Les fantômes du Nord La géographe Caroline Desbiens se passionne pour le rapport original des autochtones avec leur territoire par Pascale Guéricolas Caroline Desbiens a pris conscience d'une donnée essentielle en parcourant le Nord du Québec durant son doctorat: le rapport des autochtones avec le territoire diffère grandement de celui qu'ont les autres citoyens du Québec. "La terre fait vraiment partie de leur personne, ils ne la voient pas comme un élément extérieur, même si la modernité a apporté beaucoup de changements, précise-t-elle. Mon plus gros défi comme chercheuse, c'est de comprendre l'autre et de transformer ma perception culturelle". Titulaire depuis septembre dernier de la Chaire de recherche du Canada en géographie historique du Nord, la jeune femme caresse plusieurs projets de recherche qu'elle présentait jeudi dernier à ses collègues du CIEQ, le Centre interuniversitaire d'études québécoises (CIEQ).
Vu du Sud, le territoire du Nord semble bien vide et inoccupé. Cette perception conduit parfois à des erreurs de jugement, comme la décision de la Commission de la toponymie de baptiser 101 îles du réservoir Caniapiscau d'après des uvres d'auteurs québécois pour souligner les vingt ans de la Loi 101. À leur grande surprise, les membres de la Commission se sont attiré les foudres des Cris, car ces fameuses îles portaient déjà un nom depuis de nombreux siècles. Même si elles n'ont émergé des eaux que récemment, puisqu'il s'agit d'un territoire inondé par la construction de barrages d'Hydro-Québec, elles constituent en fait le sommet de montagnes fréquentées depuis longtemps par les autochtones. "Cela montre clairement qu'un espace symbolique de référence existe déjà même s'il semble peu peuplé, souligne Caroline Desbiens. Une des difficultés à le saisir vient du fait que les traces de cette assise territoriale sont fragiles." La chercheuse oriente donc beaucoup sa recherche sur les travaux des archéologues pour connaître les déplacements des Premières Nations dans le Nord lorsque ces derniers suivaient les troupeaux d'animaux selon les saisons, mais elle se fonde aussi sur les collectes effectuées par les autochtones au sein de leur communauté. Une île qui n'est vide qu'en apparence La géographe s'apprête à partir dans quelques semaines à Chissassibi, non loin de la baie James, une localité où elle a déjà effectué plusieurs séjours lors de son doctorat.

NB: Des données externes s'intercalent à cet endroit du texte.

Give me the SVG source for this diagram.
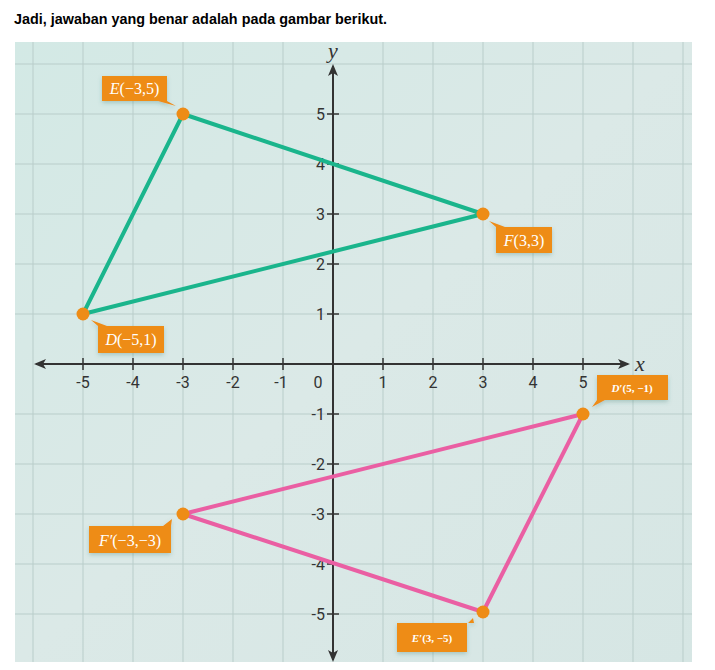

But de ce voyage: préparer une monographie sur l'île de Fort George, à l'embouchure de la rivière LaGrande, peut-être une première étape dans la réalisation d'un atlas historique de la région qui pourrait être utilisé par les élèves de la Commission scolaire Crie. Au début du 19e siècle, la Compagnie de la Baie d'Hudson exploitait en effet un poste de traite sur la rive nord de l'île. Les Cris ont ensuite habité un village sur l'autre rive avant de déménager en 1979 à Chissassibi lors du réaménagement de la rivière par Hydro-Québec. "Des chercheurs du Conseil de bande ainsi que des archéologues ont déjà des archives sur le village, et une anthropologue possède des documents sur la baie d'Hudson; il s'agirait donc de rassembler toutes ces données", explique-t-elle.
Caroline Desbiens envisage également de visiter l'île en juillet prochain lors d'un festival organisé chaque année par les Cris. De nombreuses familles s'y donnent rendez-vous pour perpétuer la tradition ancestrale de rencontre qui se déroulait déjà sur ce site il y a plusieurs centaines d'années entre les habitants de la côte et ceux venus de l'intérieur. "Cela montre que les autochtones ont toujours le désir de parcourir le territoire, même s'ils le font maintenant en quatre par quatre plutôt qu'à pied et qu'ils ne sont plus nomades", explique-t-elle.
Ces points de rencontre entre passé et modernité intéressent grandement la géographe qui compte se pencher aussi sur les relations entre les femmes cries et le territoire. Elle souhaite par exemple mieux comprendre la division sexuelle des tâches entre hommes et femmes et surtout observer si l'arrivée de l'économie de marché la modifie. Jusqu'à tout récemment, une règle tacite interdisait aux femmes l'accès au poste de maître de chasse qui donnait la responsabilité d'un territoire de chasse et de trappe. Pendant combien de temps cette restriction va-t-elle durer alors que les autochtones sont désormais en contact avec d'autres modèles culturels venus du Sud? C'est une des questions à laquelle Caroline Desbiens pourrait bientôt répondre.